Софья Андреевна ему отвечает: «Когда Сережа спит, я нигде себе места не нахожу, так и тянет все к тебе, и все я тебя жду, как будто ты только ушел ненадолго. Первую жертву я сыну сделала, что не поехала с тобой. Мне теперь весело думать о том, как бы мы с тобой вдвоем, совсем одни куда-нибудь поехали пожить, как молодые. Но теперь это уж кончено, никогда этого не будет».
«А я-то тебя как люблю! Голубчик милый, – пишет Лев Николаевич. – Всю дорогу ехал до Черни и думал: нет, непременно произойдет какая-нибудь путаница с письмами, и я не получу в Черни. Приезжаю, и бывший приказчик Томаса – какое милое лицо у этого приказчика – говорит: а вы не изволили получить письма? А я так проголодался, занялся супом, что еще не спросил. Какое письмо милое, и ты милая!.. В этот раз я чувствую, как ты мне много еще ближе стала».
Осенью 1864 года Л. Н. Толстой сломал на охоте руку. Ее плохо вправили, и рука неправильно срослась. Ему пришлось ехать в Москву, жена осталась с детьми в Ясной. Переписывались они почти каждый день. Приведем из этих писем еще несколько цитат.
Софья Андреевна пишет Льву Николаевичу на другой день после его отъезда: «Вчерашний вечер, и наше с тобой прощанье, – твой отъезд, все это мне представляется теперь как сон, такая я сама-то была сонная, и в неестественном, напряженном состоянии. А как нам хорошо было последнее время, так счастливо, так дружно! Надо же было такое горе: грустно без тебя ужасно, и все приходит в голову: его нет, так к чему все это? Зачем надо все так же обедать, зачем так же печи топятся, и все суетятся, и такое же солнце яркое, и та же тетенька и Зефироты [93] и все».
В Москве Льву Николаевичу сделали операцию вновь вправленной руки, после чего он не мог писать и диктовал письма свояченице.

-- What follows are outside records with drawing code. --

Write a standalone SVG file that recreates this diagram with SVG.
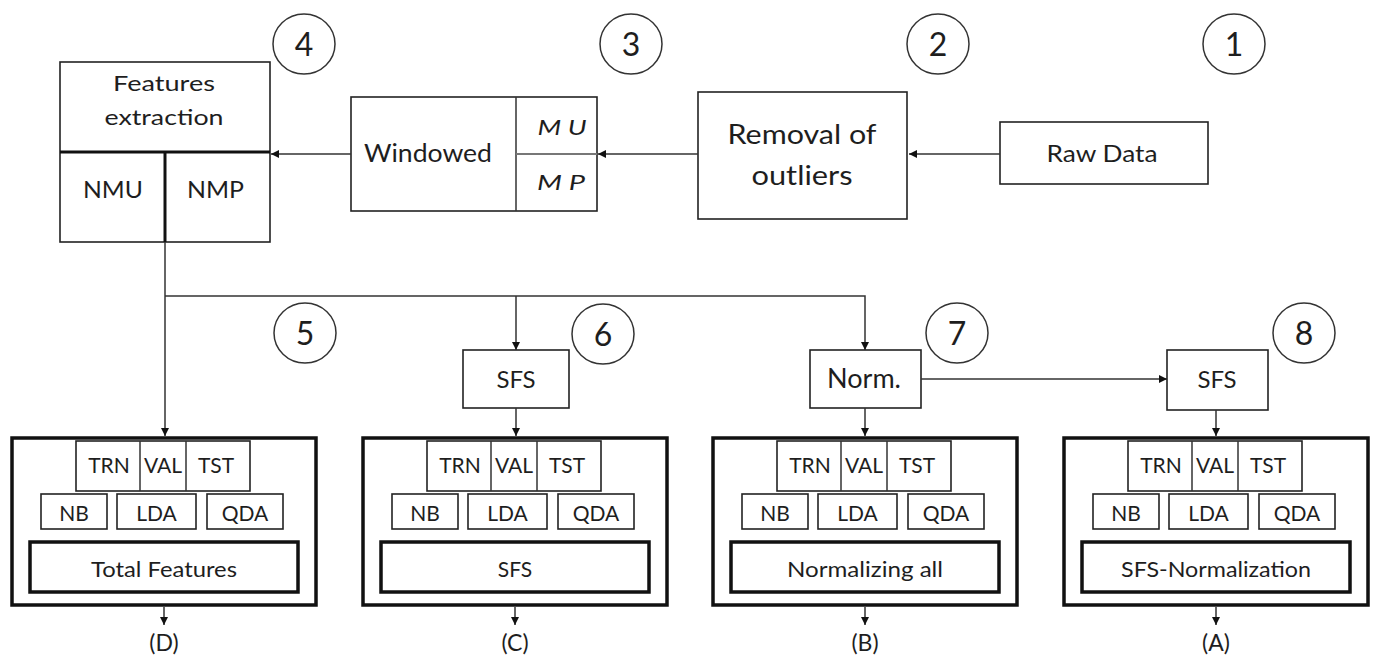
<svg xmlns="http://www.w3.org/2000/svg" width="1373" height="659" viewBox="0 0 1373 659">
<style>
text{font-family:Lato,"Liberation Sans",sans-serif;fill:#1e1e1e;text-anchor:middle}
.b{fill:#fff;stroke:#222;stroke-width:1.6}
.tk{fill:none;stroke:#111;stroke-width:3.5}
.c{fill:#fff;stroke:#333;stroke-width:1.5}
.ln{fill:none;stroke:#333;stroke-width:1.5}
.num{font-size:32px}
.t21{font-size:21px}
.t22{font-size:22px}
.t23{font-size:23px}
.t24{font-size:24px}
.t25{font-size:25px}
.t26{font-size:26px}
.it{font-style:italic}
</style>
<defs>
<marker id="ah" viewBox="0 0 10 10" refX="10" refY="5" markerWidth="9" markerHeight="8" markerUnits="userSpaceOnUse" orient="auto">
<path d="M0,0 L10,5 L0,10 z" fill="#111"/>
</marker>
<g id="inner">
<rect class="tk" x="0" y="0" width="304" height="167"/>
<rect class="b" x="64" y="3" width="174" height="50"/>
<line class="ln" x1="128" y1="3" x2="128" y2="53"/>
<line class="ln" x1="174" y1="3" x2="174" y2="53"/>
<text class="t21" x="97" y="35">TRN</text>
<text class="t21" x="151" y="35">VAL</text>
<text class="t21" x="204" y="35">TST</text>
<rect class="b" x="29" y="56" width="66" height="35"/>
<rect class="b" x="105" y="56" width="79" height="35"/>
<rect class="b" x="195" y="56" width="76" height="35"/>
<text class="t21" x="62" y="83">NB</text>
<text class="t21" x="144.5" y="83">LDA</text>
<text class="t21" x="233" y="83">QDA</text>
<rect class="tk" x="18" y="104" width="268" height="50"/>
</g>
</defs>

<g id="n1"><ellipse class="c" cx="1234" cy="44" rx="31" ry="30"/><text class="num" x="1234" y="56">1</text></g>
<g id="n2"><ellipse class="c" cx="938" cy="44" rx="31" ry="30"/><text class="num" x="938" y="56">2</text></g>
<g id="n3"><ellipse class="c" cx="631" cy="44" rx="31" ry="30"/><text class="num" x="631" y="56">3</text></g>
<g id="n4"><ellipse class="c" cx="304" cy="44" rx="31" ry="30"/><text class="num" x="304" y="56">4</text></g>
<g id="n5"><ellipse class="c" cx="305" cy="333" rx="31" ry="30"/><text class="num" x="305" y="345">5</text></g>
<g id="n6"><ellipse class="c" cx="603" cy="334" rx="31" ry="30"/><text class="num" x="603" y="346">6</text></g>
<g id="n7"><ellipse class="c" cx="957" cy="333" rx="31" ry="30"/><text class="num" x="957" y="345">7</text></g>
<g id="n8"><ellipse class="c" cx="1304" cy="333" rx="31" ry="30"/><text class="num" x="1304" y="345">8</text></g>

<g id="rawdata">
<rect class="b" x="1000" y="122" width="208" height="62"/>
<text class="t24" x="1102" y="162" textLength="111" lengthAdjust="spacingAndGlyphs">Raw Data</text>
</g>
<g id="removal">
<rect class="b" x="698" y="92" width="209" height="127"/>
<text class="t26" x="802" y="144" textLength="149" lengthAdjust="spacingAndGlyphs">Removal of</text>
<text class="t26" x="802" y="185" textLength="101" lengthAdjust="spacingAndGlyphs">outliers</text>
</g>
<g id="windowed">
<rect class="b" x="351" y="97" width="246" height="114"/>
<line class="ln" x1="516" y1="97" x2="516" y2="211"/>
<line x1="516" y1="154" x2="597" y2="154" stroke="#777" stroke-width="2"/>
<text class="t25" x="428" y="162" textLength="128" lengthAdjust="spacingAndGlyphs">Windowed</text>
<text class="t22 it" x="562" y="135" textLength="49" lengthAdjust="spacingAndGlyphs">M U</text>
<text class="t22 it" x="561" y="190" textLength="48" lengthAdjust="spacingAndGlyphs">M P</text>
</g>
<g id="features">
<rect class="b" x="60" y="62" width="210" height="180"/>
<line x1="60" y1="152" x2="270" y2="152" stroke="#111" stroke-width="3"/>
<line x1="165" y1="152" x2="165" y2="242" stroke="#111" stroke-width="3"/>
<text class="t22" x="164" y="91" textLength="102" lengthAdjust="spacingAndGlyphs">Features</text>
<text class="t22" x="164" y="125" textLength="119" lengthAdjust="spacingAndGlyphs">extraction</text>
<text class="t23" x="113" y="198" textLength="60" lengthAdjust="spacingAndGlyphs">NMU</text>
<text class="t23" x="215.5" y="198" textLength="57" lengthAdjust="spacingAndGlyphs">NMP</text>
</g>

<g id="sfs6">
<rect class="b" x="463" y="350" width="106" height="58"/>
<text class="t24" x="516" y="388">SFS</text>
</g>
<g id="norm">
<rect class="b" x="810" y="350" width="111" height="58"/>
<text class="t26" x="864" y="388" textLength="74" lengthAdjust="spacingAndGlyphs">Norm.</text>
</g>
<g id="sfs8">
<rect class="b" x="1167" y="350" width="101" height="60"/>
<text class="t24" x="1217" y="388">SFS</text>
</g>

<g id="boxD" transform="translate(12,438)">
<use href="#inner"/>
<text class="t21" x="152" y="139" textLength="146" lengthAdjust="spacingAndGlyphs">Total Features</text>
</g>
<g id="boxC" transform="translate(363,438)">
<use href="#inner"/>
<text class="t21" x="152" y="139">SFS</text>
</g>
<g id="boxB" transform="translate(713,438)">
<use href="#inner"/>
<text class="t21" x="152" y="139" textLength="156" lengthAdjust="spacingAndGlyphs">Normalizing all</text>
</g>
<g id="boxA" transform="translate(1064,438)">
<use href="#inner"/>
<text class="t21" x="152" y="139" textLength="190" lengthAdjust="spacingAndGlyphs">SFS-Normalization</text>
</g>

<g id="outputs">
<text class="t23" x="164" y="651">(D)</text>
<text class="t23" x="515" y="651">(C)</text>
<text class="t23" x="865" y="651">(B)</text>
<text class="t23" x="1216" y="651">(A)</text>
</g>

<g id="connectors" class="ln">
<line x1="1000" y1="154" x2="909" y2="154" marker-end="url(#ah)"/>
<line x1="698" y1="154" x2="598" y2="154" marker-end="url(#ah)"/>
<line x1="351" y1="154" x2="271" y2="154" marker-end="url(#ah)"/>
<path d="M165,242 V436" marker-end="url(#ah)"/>
<path d="M165,296 H865 V350" marker-end="url(#ah)"/>
<path d="M516,296 V350" marker-end="url(#ah)"/>
<path d="M516,408 V436" marker-end="url(#ah)"/>
<path d="M865,408 V436" marker-end="url(#ah)"/>
<path d="M921,379 H1167" marker-end="url(#ah)"/>
<path d="M1216,410 V436" marker-end="url(#ah)"/>
<path d="M164,607 V625" marker-end="url(#ah)"/>
<path d="M515,607 V625" marker-end="url(#ah)"/>
<path d="M865,607 V625" marker-end="url(#ah)"/>
<path d="M1216,607 V625" marker-end="url(#ah)"/>
</g>
</svg>
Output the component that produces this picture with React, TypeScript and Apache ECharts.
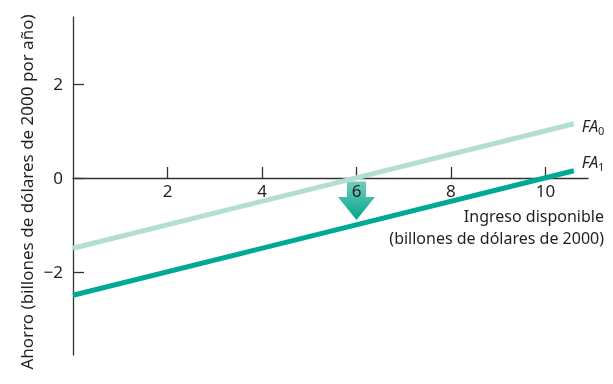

В одном из них: «Соня, милая моя, совсем я без тебя расстроился, ни спокойствия, ни решительности, ни деятельности – никаких, а все оттого, что без тебя я теряю equilibre [94] , все равно, как все время на одной ноге стоишь».
Едва рука поджила, как он старается лично приписать несколько нежных слов:
«Прощай, моя милая, душечка, голубчик. Не могу диктовать всего. Я тебя так сильно всеми Любовями люблю все это время. Милый мой друг. И чем больше люблю, тем больше боюсь».